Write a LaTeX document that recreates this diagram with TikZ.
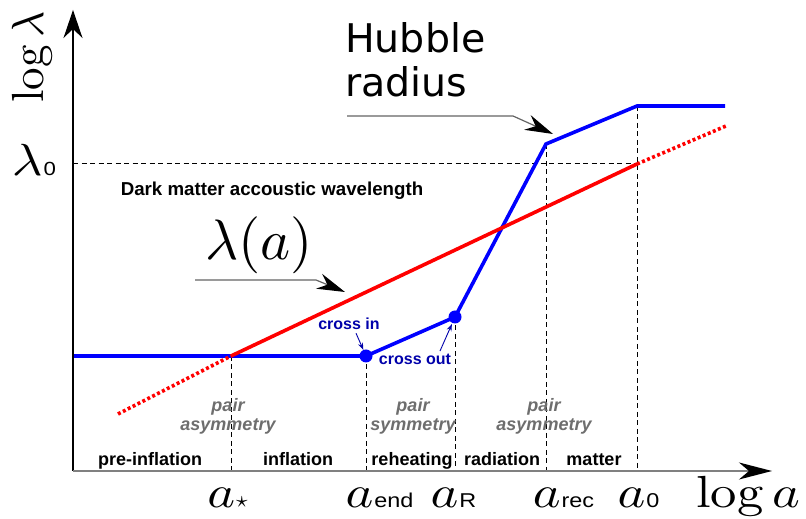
\documentclass[tikz,border=0pt]{standalone}
\usepackage{fontspec}
\usepackage{graphicx}
\setsansfont{Liberation Sans}
\newfontfamily\hubfont{DejaVu Sans}
\usetikzlibrary{arrows.meta}

\definecolor{crossblue}{RGB}{0,0,170}
\definecolor{pairgray}{RGB}{110,110,110}
\definecolor{pointgray}{RGB}{100,100,100}

\newcommand{\xs}[1]{\scalebox{1.17}[1]{#1}}
\newcommand{\mathlbl}[1]{\scalebox{5.27}[4.5]{#1}}
\newcommand{\alab}[1]{\mathlbl{$a$}\kern1pt\xs{\sffamily\fontsize{20}{20}\selectfont #1}}

\tikzset{
  guide/.style={line width=1pt,dash pattern=on 5pt off 3.5pt},
  bluecurve/.style={blue,line width=3.6pt,line join=miter},
  redcurve/.style={red,line width=3.6pt},
  reddots/.style={red,line width=3.6pt,dash pattern=on 3pt off 2.5pt},
  dot/.style={circle,fill=blue,inner sep=0pt,minimum size=13pt},
  pointer/.style={pointgray,line width=1.2pt,-{Stealth[length=28pt,width=16pt,inset=9pt,black]}},
  crossptr/.style={crossblue,line width=0.9pt,-{Stealth[length=7pt,width=5pt]}},
  region/.style={font=\sffamily\bfseries\fontsize{18}{19}\selectfont,anchor=base},
  pairlbl/.style={pairgray,font=\sffamily\bfseries\itshape\fontsize{18}{19}\selectfont,align=center,anchor=base},
  crosslbl/.style={crossblue,font=\sffamily\bfseries\fontsize{16}{17}\selectfont,anchor=base},
  axlbl/.style={anchor=base}
}

\begin{document}
\begin{tikzpicture}[x=10pt,y=10pt]
\useasboundingbox (0,0) rectangle (80.6,51.9);

\coordinate (O) at (7.3,4.8);
\coordinate (xend) at (77.2,4.8);
\coordinate (ytop) at (7.3,50.9);
\coordinate (bstart) at (7.3,16.3);
\coordinate (astar) at (23.1,16.3);
\coordinate (aend) at (36.6,16.3);
\coordinate (aR) at (45.5,20.2);
\coordinate (arec) at (54.6,37.5);
\coordinate (azero) at (63.7,41.3);
\coordinate (bstop) at (72.5,41.3);
\coordinate (rstart) at (11.8,10.5);
\coordinate (rzero) at (63.7,35.5);
\coordinate (rstop) at (72.6,39.3);
\coordinate (lzero) at (7.3,35.5);

\draw[guide] (lzero) -- (rzero);
\draw[guide] (astar) -- (astar |- O);
\draw[guide] (aend) -- (aend |- O);
\draw[guide] (aR) -- (aR |- O);
\draw[guide] (arec) -- (arec |- O);
\draw[guide] (azero) -- (azero |- O);

\draw[bluecurve] (bstart) -- (aend) -- (aR) -- (arec) -- (azero) -- (bstop);
\draw[reddots] (rstart) -- (astar);
\draw[redcurve] (astar) -- (rzero);
\draw[reddots] (rzero) -- (rstop);

\node[dot] (dotend) at (aend) {};
\node[dot] (dotR) at (aR) {};

\draw[line width=1.2pt,-{Stealth[length=28pt,width=19pt,inset=9pt]}] (O) -- (ytop);
\draw[gray,line width=1.5pt,-{Stealth[length=33pt,width=17pt,inset=10pt,black]}] (O) -- (xend);

\node[axlbl,rotate=90] (ylab) at (4.3,46.2) {\scalebox{4.5}{$\log\lambda$}};
\node[axlbl] (lzerolab) at (3.4,34.3) {\mathlbl{$\lambda$}\kern1pt\xs{\sffamily\fontsize{19}{19}\selectfont 0}};

\node[axlbl] (starlab) at (22.75,1.1) {\mathlbl{$a$}\kern1pt\scalebox{2.3}{$\star$}};
\node[axlbl] (endlab) at (37.95,1.1) {\alab{end}};
\node[axlbl] (Rlab) at (45.35,1.1) {\alab{R}};
\node[axlbl] (reclab) at (56.35,1.1) {\alab{rec}};
\node[axlbl] (zerolab) at (63.85,1.1) {\alab{0}};
\node[axlbl] (xlab) at (74.8,1.1) {\mathlbl{$\log a$}};

\node[region] (preinf) at (15.0,5.35) {pre-inflation};
\node[region] (inf) at (29.8,5.35) {inflation};
\node[region] (reheat) at (41.2,5.35) {reheating};
\node[region] (rad) at (50.2,5.35) {radiation};
\node[region] (mat) at (59.4,5.35) {matter};

\node[pairlbl] (pairone) at (22.8,8.83) {pair\\asymmetry};
\node[pairlbl] (pairtwo) at (41.3,8.83) {pair\\symmetry};
\node[pairlbl] (pairthree) at (54.4,8.83) {pair\\asymmetry};

\node[crosslbl] (crossin) at (34.9,18.95) {cross in};
\node[crosslbl] (crossout) at (41.5,15.4) {cross out};
\draw[crossptr] ([xshift=7pt]crossin.south) -- (dotend);
\draw[crossptr,shorten >=1pt] ([xshift=25pt]crossout.north) -- (dotR);

\node[anchor=base,font=\sffamily\bfseries\fontsize{18.7}{19}\selectfont] (dmlab) at (27.2,32.3) {Dark matter accoustic wavelength};

\node[anchor=base] (lamalab) at (25.9,25.9) {\scalebox{5.7}{$\lambda(a)$}};
\coordinate (lamfoot) at (19.5,23.9);
\coordinate (lambend) at (31.6,23.9);
\coordinate (lamtip) at (34.5,22.7);
\draw[pointer] (lamfoot) -- (lambend) -- (lamtip);

\node[anchor=base west,align=left,inner sep=0pt,font=\hubfont\fontsize{39.5}{44}\selectfont] (hubble) at (34.5,42.2) {Hubble\\radius};
\coordinate (hubfoot) at (34.7,40.3);
\coordinate (hubbend) at (51.3,40.3);
\coordinate (hubtip) at (55.3,38.5);
\draw[pointer] (hubfoot) -- (hubbend) -- (hubtip);
\end{tikzpicture}
\end{document}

• • • •

#### SHORT TASK:
Reproduce the full material exactly, excluding the pictures.

#### CORRECT ANSWER:
Write a LaTeX document that recreates this diagram with TikZ.
\documentclass[tikz,border=0pt]{standalone}
\usepackage{fontspec}
\usepackage{graphicx}
\setsansfont{Liberation Sans}
\newfontfamily\hubfont{DejaVu Sans}
\usetikzlibrary{arrows.meta}

\definecolor{crossblue}{RGB}{0,0,170}
\definecolor{pairgray}{RGB}{110,110,110}
\definecolor{pointgray}{RGB}{100,100,100}

\newcommand{\xs}[1]{\scalebox{1.17}[1]{#1}}
\newcommand{\mathlbl}[1]{\scalebox{5.27}[4.5]{#1}}
\newcommand{\alab}[1]{\mathlbl{$a$}\kern1pt\xs{\sffamily\fontsize{20}{20}\selectfont #1}}

\tikzset{
  guide/.style={line width=1pt,dash pattern=on 5pt off 3.5pt},
  bluecurve/.style={blue,line width=3.6pt,line join=miter},
  redcurve/.style={red,line width=3.6pt},
  reddots/.style={red,line width=3.6pt,dash pattern=on 3pt off 2.5pt},
  dot/.style={circle,fill=blue,inner sep=0pt,minimum size=13pt},
  pointer/.style={pointgray,line width=1.2pt,-{Stealth[length=28pt,width=16pt,inset=9pt,black]}},
  crossptr/.style={crossblue,line width=0.9pt,-{Stealth[length=7pt,width=5pt]}},
  region/.style={font=\sffamily\bfseries\fontsize{18}{19}\selectfont,anchor=base},
  pairlbl/.style={pairgray,font=\sffamily\bfseries\itshape\fontsize{18}{19}\selectfont,align=center,anchor=base},
  crosslbl/.style={crossblue,font=\sffamily\bfseries\fontsize{16}{17}\selectfont,anchor=base},
  axlbl/.style={anchor=base}
}

\begin{document}
\begin{tikzpicture}[x=10pt,y=10pt]
\useasboundingbox (0,0) rectangle (80.6,51.9);

\coordinate (O) at (7.3,4.8);
\coordinate (xend) at (77.2,4.8);
\coordinate (ytop) at (7.3,50.9);
\coordinate (bstart) at (7.3,16.3);
\coordinate (astar) at (23.1,16.3);
\coordinate (aend) at (36.6,16.3);
\coordinate (aR) at (45.5,20.2);
\coordinate (arec) at (54.6,37.5);
\coordinate (azero) at (63.7,41.3);
\coordinate (bstop) at (72.5,41.3);
\coordinate (rstart) at (11.8,10.5);
\coordinate (rzero) at (63.7,35.5);
\coordinate (rstop) at (72.6,39.3);
\coordinate (lzero) at (7.3,35.5);

\draw[guide] (lzero) -- (rzero);
\draw[guide] (astar) -- (astar |- O);
\draw[guide] (aend) -- (aend |- O);
\draw[guide] (aR) -- (aR |- O);
\draw[guide] (arec) -- (arec |- O);
\draw[guide] (azero) -- (azero |- O);

\draw[bluecurve] (bstart) -- (aend) -- (aR) -- (arec) -- (azero) -- (bstop);
\draw[reddots] (rstart) -- (astar);
\draw[redcurve] (astar) -- (rzero);
\draw[reddots] (rzero) -- (rstop);

\node[dot] (dotend) at (aend) {};
\node[dot] (dotR) at (aR) {};

\draw[line width=1.2pt,-{Stealth[length=28pt,width=19pt,inset=9pt]}] (O) -- (ytop);
\draw[gray,line width=1.5pt,-{Stealth[length=33pt,width=17pt,inset=10pt,black]}] (O) -- (xend);

\node[axlbl,rotate=90] (ylab) at (4.3,46.2) {\scalebox{4.5}{$\log\lambda$}};
\node[axlbl] (lzerolab) at (3.4,34.3) {\mathlbl{$\lambda$}\kern1pt\xs{\sffamily\fontsize{19}{19}\selectfont 0}};

\node[axlbl] (starlab) at (22.75,1.1) {\mathlbl{$a$}\kern1pt\scalebox{2.3}{$\star$}};
\node[axlbl] (endlab) at (37.95,1.1) {\alab{end}};
\node[axlbl] (Rlab) at (45.35,1.1) {\alab{R}};
\node[axlbl] (reclab) at (56.35,1.1) {\alab{rec}};
\node[axlbl] (zerolab) at (63.85,1.1) {\alab{0}};
\node[axlbl] (xlab) at (74.8,1.1) {\mathlbl{$\log a$}};

\node[region] (preinf) at (15.0,5.35) {pre-inflation};
\node[region] (inf) at (29.8,5.35) {inflation};
\node[region] (reheat) at (41.2,5.35) {reheating};
\node[region] (rad) at (50.2,5.35) {radiation};
\node[region] (mat) at (59.4,5.35) {matter};

\node[pairlbl] (pairone) at (22.8,8.83) {pair\\asymmetry};
\node[pairlbl] (pairtwo) at (41.3,8.83) {pair\\symmetry};
\node[pairlbl] (pairthree) at (54.4,8.83) {pair\\asymmetry};

\node[crosslbl] (crossin) at (34.9,18.95) {cross in};
\node[crosslbl] (crossout) at (41.5,15.4) {cross out};
\draw[crossptr] ([xshift=7pt]crossin.south) -- (dotend);
\draw[crossptr,shorten >=1pt] ([xshift=25pt]crossout.north) -- (dotR);

\node[anchor=base,font=\sffamily\bfseries\fontsize{18.7}{19}\selectfont] (dmlab) at (27.2,32.3) {Dark matter accoustic wavelength};

\node[anchor=base] (lamalab) at (25.9,25.9) {\scalebox{5.7}{$\lambda(a)$}};
\coordinate (lamfoot) at (19.5,23.9);
\coordinate (lambend) at (31.6,23.9);
\coordinate (lamtip) at (34.5,22.7);
\draw[pointer] (lamfoot) -- (lambend) -- (lamtip);

\node[anchor=base west,align=left,inner sep=0pt,font=\hubfont\fontsize{39.5}{44}\selectfont] (hubble) at (34.5,42.2) {Hubble\\radius};
\coordinate (hubfoot) at (34.7,40.3);
\coordinate (hubbend) at (51.3,40.3);
\coordinate (hubtip) at (55.3,38.5);
\draw[pointer] (hubfoot) -- (hubbend) -- (hubtip);
\end{tikzpicture}
\end{document}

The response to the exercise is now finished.